Poly-Encoder

Introduction

Poly Encoder is a neural network architecture used in dialogue systems and information retrieval. Developed by Facebook AI Research in 2020, it combines the strengths of Bi-encoders and Cross-encoders to improve performance and efficiency.

Why are we using Poly-Encoder?

The most convincing reason why we are using Poly-encoder is to improve the performance. Poly encoder offers a balance between the speed of Bi-encoders and the accuracy of Cross-encoders. This makes it particularly effective for tasks that require both efficiency and precision.

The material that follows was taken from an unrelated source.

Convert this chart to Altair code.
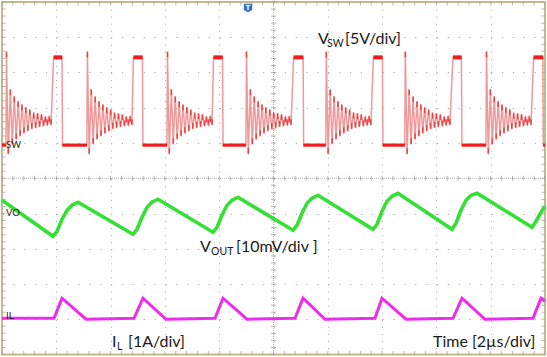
import altair as alt
import pandas as pd

# ---------------- data (time in µs, 2 µs/div; vertical in screen divisions) ----------------
# Switch node (V_SW) trace
sw_rise = [1.88, 4.82, 7.77, 10.72, 13.66, 16.59, 19.56]
sw_fall = [2.22, 5.18, 8.13, 11.10, 14.02, 16.93, 19.93]
sw_ring_start = [0.15, 3.13, 6.08, 8.99, 11.93, 14.84, 17.83]
sw_high = 3.43
sw_low = 0.94
ring_peak_dt = [0.015, 0.158, 0.302, 0.446, 0.586, 0.729, 0.873, 1.017, 1.160, 1.304, 1.448, 1.591]
ring_peak_v = [3.57, 2.50, 2.30, 2.16, 2.07, 1.99, 1.93, 1.84, 1.82, 1.79, 1.73, 1.73]
ring_trough_dt = [0.081, 0.228, 0.372, 0.516, 0.659, 0.803, 0.947, 1.090, 1.234, 1.378, 1.521, 1.657]
ring_trough_v = [0.71, 0.99, 1.13, 1.22, 1.30, 1.36, 1.42, 1.45, 1.48, 1.50, 1.53, 1.53]

# Output voltage ripple (V_OUT) trace
vo_t = [0.0, 1.878, 2.026, 2.210, 2.394, 2.578, 2.799,
        4.825, 4.972, 5.157, 5.341, 5.525, 5.746,
        7.772, 7.919, 8.103, 8.287, 8.471, 8.692,
        10.718, 10.866, 11.050, 11.234, 11.418, 11.639,
        13.665, 13.812, 13.996, 14.180, 14.365, 14.586,
        16.575, 16.722, 16.906, 17.090, 17.274, 17.495,
        19.521, 19.669, 19.853, 20.0]
vo_v = [-0.624, -1.645, -1.504, -1.163, -0.908, -0.766, -0.681,
        -1.589, -1.447, -1.106, -0.823, -0.681, -0.596,
        -1.532, -1.390, -1.050, -0.766, -0.624, -0.539,
        -1.475, -1.333, -0.993, -0.709, -0.567, -0.482,
        -1.447, -1.305, -0.936, -0.652, -0.511, -0.426,
        -1.447, -1.277, -0.908, -0.624, -0.482, -0.426,
        -1.390, -1.220, -0.965, -0.794]

# Inductor current (I_L) trace
il_t = [0.0, 1.915, 2.210, 3.094, 4.862, 5.193, 6.041, 7.845, 8.140, 9.024,
        10.792, 11.087, 11.897, 13.738, 13.996, 14.880, 16.611, 16.943, 17.790,
        19.558, 19.853, 20.0]
il_v = [-3.972, -3.972, -3.404, -4.000, -3.972, -3.404, -4.000, -3.972, -3.404, -4.000,
        -3.972, -3.404, -4.000, -3.972, -3.404, -4.000, -3.972, -3.404, -4.000,
        -3.972, -3.404, -3.490]

grid_x = [2, 4, 6, 8, 10, 12, 14, 16, 18]
grid_y = [-4, -3, -2, -1, 0, 1, 2, 3, 4]
minor_x = [round(0.4 * i, 2) for i in range(51)]
minor_y = [round(0.2 * i - 5, 2) for i in range(51)]

# ---------------- build tables ----------------
sw_pts = [(0.0, sw_low)]
ring = sorted(list(zip(ring_peak_dt, ring_peak_v)) + list(zip(ring_trough_dt, ring_trough_v)))
ext_rows = []
for k in range(len(sw_rise)):
    s, r, f = sw_ring_start[k], sw_rise[k], sw_fall[k]
    sw_pts.append((s - 0.005, sw_low))
    for dt, v in ring:
        if s + dt < r:
            sw_pts.append((s + dt, v))
    for dt, v in zip(ring_peak_dt, ring_peak_v):
        if s + dt < r:
            ext_rows.append({"t": s + dt, "v": v, "kind": "peak"})
    for dt, v in zip(ring_trough_dt, ring_trough_v):
        if s + dt < r:
            ext_rows.append({"t": s + dt, "v": v, "kind": "trough"})
    sw_pts.append((r + 0.02, sw_high))
    sw_pts.append((f - 0.01, sw_high))
    sw_pts.append((f + 0.01, sw_low))
sw_pts.append((20.0, sw_low))
sw_df = pd.DataFrame({"t": [p[0] for p in sw_pts], "v": [p[1] for p in sw_pts],
                      "i": list(range(len(sw_pts)))})
ext_df = pd.DataFrame(ext_rows)

next_start = sw_ring_start[1:] + [20.0]
high_df = pd.DataFrame({"t": [r + 0.02 for r in sw_rise], "t2": sw_fall, "v": [sw_high] * len(sw_rise)})
low_df = pd.DataFrame({"t": sw_fall, "t2": next_start, "v": [sw_low] * len(sw_fall)})
low0_df = pd.DataFrame({"t": [0.0], "t2": [sw_ring_start[0]], "v": [sw_low]})
low_df = pd.concat([low0_df, low_df], ignore_index=True)

vo_df = pd.DataFrame({"t": vo_t, "v": vo_v, "i": list(range(len(vo_t)))})
il_df = pd.DataFrame({"t": il_t, "v": il_v, "i": list(range(len(il_t)))})

GRID = "#a9a9a9"
xs = alt.Scale(domain=[0, 20], nice=False, zero=False)
ys = alt.Scale(domain=[-5, 5], nice=False, zero=False)
X = alt.X("t:Q", scale=xs, axis=alt.Axis(values=grid_x, grid=True, gridDash=[1, 6.05], gridColor=GRID,
                                          gridWidth=1, labels=False, ticks=False, domain=False, title=None))
Y = alt.Y("v:Q", scale=ys, axis=alt.Axis(values=grid_y, grid=True, gridDash=[1.2, 9.66], gridColor=GRID,
                                          gridWidth=1, labels=False, ticks=False, domain=False, title=None))

# center cross lines and minor ticks
cx_df = pd.DataFrame({"t": [10.0]})
cy_df = pd.DataFrame({"v": [0.0]})
center_v = alt.Chart(cx_df).mark_rule(color="#b5b5b5", strokeWidth=1, strokeDash=[1, 1]).encode(x=alt.X("t:Q", scale=xs))
center_h = alt.Chart(cy_df).mark_rule(color="#b5b5b5", strokeWidth=1, strokeDash=[1, 1]).encode(y=alt.Y("v:Q", scale=ys))

mx = pd.DataFrame({"t": minor_x})
my = pd.DataFrame({"v": minor_y})
tick_style = dict(color="#9a9a9a", thickness=1)
ticks_cx = alt.Chart(mx).mark_tick(orient="vertical", size=5, **tick_style).encode(
    x=alt.X("t:Q", scale=xs), y=alt.datum(0))
ticks_cy = alt.Chart(my).mark_tick(orient="horizontal", size=5, **tick_style).encode(
    y=alt.Y("v:Q", scale=ys), x=alt.datum(10))
ticks_top = alt.Chart(mx).mark_tick(orient="vertical", size=7, clip=True, **tick_style).encode(
    x=alt.X("t:Q", scale=xs), y=alt.datum(5))
ticks_bot = alt.Chart(mx).mark_tick(orient="vertical", size=7, clip=True, **tick_style).encode(
    x=alt.X("t:Q", scale=xs), y=alt.datum(-5))
ticks_left = alt.Chart(my).mark_tick(orient="horizontal", size=7, clip=True, **tick_style).encode(
    y=alt.Y("v:Q", scale=ys), x=alt.datum(0))
ticks_right = alt.Chart(my).mark_tick(orient="horizontal", size=7, clip=True, **tick_style).encode(
    y=alt.Y("v:Q", scale=ys), x=alt.datum(20))

RED = "#ee1c1c"
PINK = "#ef9a9a"
GREEN = "#35e035"
MAGENTA = "#ee2cee"

sw_line = alt.Chart(sw_df).mark_line(color=PINK, strokeWidth=1.5).encode(x=X, y=Y, order="i:Q")
sw_peaks = alt.Chart(ext_df[ext_df.kind == "peak"]).mark_tick(
    orient="vertical", size=6, thickness=1.6, color=RED, yOffset=2).encode(x=X, y=Y)
sw_troughs = alt.Chart(ext_df[ext_df.kind == "trough"]).mark_tick(
    orient="vertical", size=6, thickness=1.6, color=RED, yOffset=-2).encode(x=X, y=Y)
sw_highr = alt.Chart(high_df).mark_rule(color=RED, strokeWidth=4).encode(x=X, x2="t2:Q", y=Y)
sw_lowr = alt.Chart(low_df).mark_rule(color=RED, strokeWidth=3.2).encode(x=X, x2="t2:Q", y=Y)

vo_line = alt.Chart(vo_df).mark_line(color=GREEN, strokeWidth=3.6).encode(x=X, y=Y, order="i:Q")
il_line = alt.Chart(il_df).mark_line(color=MAGENTA, strokeWidth=3).encode(x=X, y=Y, order="i:Q")

one = pd.DataFrame({"a": [0]})
TXT = "#1a1a1a"


def label(text, x, y, size, color=TXT, font="Lato", weight="normal"):
    return alt.Chart(one).mark_text(text=text, align="left", baseline="alphabetic", font=font,
                                    fontSize=size, color=color, fontWeight=weight).encode(
        x=alt.value(x), y=alt.value(y))


labels = [
    label("V", 316, 42, 16), label("SW", 325, 45, 10.5), label("[5V/div]", 343, 42, 16),
    label("V", 198, 250, 16), label("OUT", 209, 253, 10.5), label("[10mV/div ]", 234, 250, 16),
    label("I", 110, 345, 16), label("L", 115, 348, 10.5), label("[1A/div]", 126, 345, 16),
    label("Time [2µs/div]", 431, 345, 16),
    label("SW", 4, 146, 9.5, color="#222222"),
    label("VO", 4, 214, 9.5, color="#222222"),
    label("IL", 4, 317, 9.5, color="#222222"),
]

trig = alt.Chart(one).mark_point(shape="M-1,-1L1,-1L1,0.5L0,1L-1,0.5Z", filled=True, size=70,
                                 color="#2f6fd0", opacity=1).encode(x=alt.value(246), y=alt.value(6))
trig_t = alt.Chart(one).mark_text(text="T", font="DejaVu Sans", fontSize=7, fontWeight="bold",
                                  color="white").encode(x=alt.value(246), y=alt.value(6))

chart = alt.layer(
    center_v, center_h, ticks_cx, ticks_cy, ticks_top, ticks_bot, ticks_left, ticks_right,
    sw_line, sw_peaks, sw_troughs, sw_highr, sw_lowr, vo_line, il_line,
    *labels, trig, trig_t
).properties(
    width=543, height=352.5,
    autosize=alt.AutoSizeParams(type="none"),
    padding={"left": 2, "top": 2, "right": 2, "bottom": 2.5},
    background="white",
).configure_view(stroke="#c8b88c", strokeWidth=2)

chart.save("out.html", embed_options={"renderer": "svg", "actions": False})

Let's Compare to Cross-encoders and Bi-encoders to know which one would be the best for you.

Bi-encoders

Speed: Very fast
Accuracy: Lower compared to Cross-Encoders. They lack direct interaction between query and candidates, potentially missing nuanced relationships. ##### Cross-encoders
Speed: Very Slow, especially with large candidate sets. They process query and each candidate together, requiring separate computation for each pair.
Accuracy: Very High. Much better than Bi-Encoders or Poly-encoders. Direct interaction between query and candidates allows for capturing complex relationships ##### Poly-encoders
Speed: Medium. Faster than Cross-encoders and slightly slower than Bi-encoders.
Accuracy: Better than Bi-encoders and approaching that of Cross-encoders. The multiple code vectors and attention mechanism allow for more nuanced matching.
Poly Encoders achieve this balance through Pre-computation, Attention Mechanism, and Multiple code vectors

The Structure of Poly-Encoder

This diagram illustrates the architecture of Poly-Encoder model, which is designed for efficient and effective text matching.

Context Encoder

In Context Encoder, it takes multiple inputs (such as In_x 1, In_x 2, ..., In_x N_x). Then it processes these inputs to produce multiple output embeddings (such as Out_x 1, Out_x 2, ..., Out_x N_x). These outputs represent different aspects or features or input context.

Query Codes

This is a set of learnable vectors(Code 1, ..., Code m). And These act as global features that the model learns to extract from the context.

Attention Mechanism

For each query code, an attention mechanism is applied over the context encoder outputs. Attention Mechanism produces. This produces a set of embeddings (Emb 1, ..., Emb m) that capture different aspects of the context relevant to each query code.

Context Embedding (Ctxt Emb)

This is another attention mechanism combines the embeddings from the previous step into a single context embedding. This embedding represents the entire context, weighted by its relevance to the query.

Candidate Encoder

This is similar to the context encoder, but processes candidate responses. The outputs(Out_y 1, Out_y 2, ..., Out_y N_y) represent features of the candidate.

Candidate Aggregator

It combines the candidate encoder outputs into a single candidate embedding (Cand emb)

Scoring

The final score is computed by combining the context embedding and the candidate embedding. This score represents the relevance or match between the context and the candidate.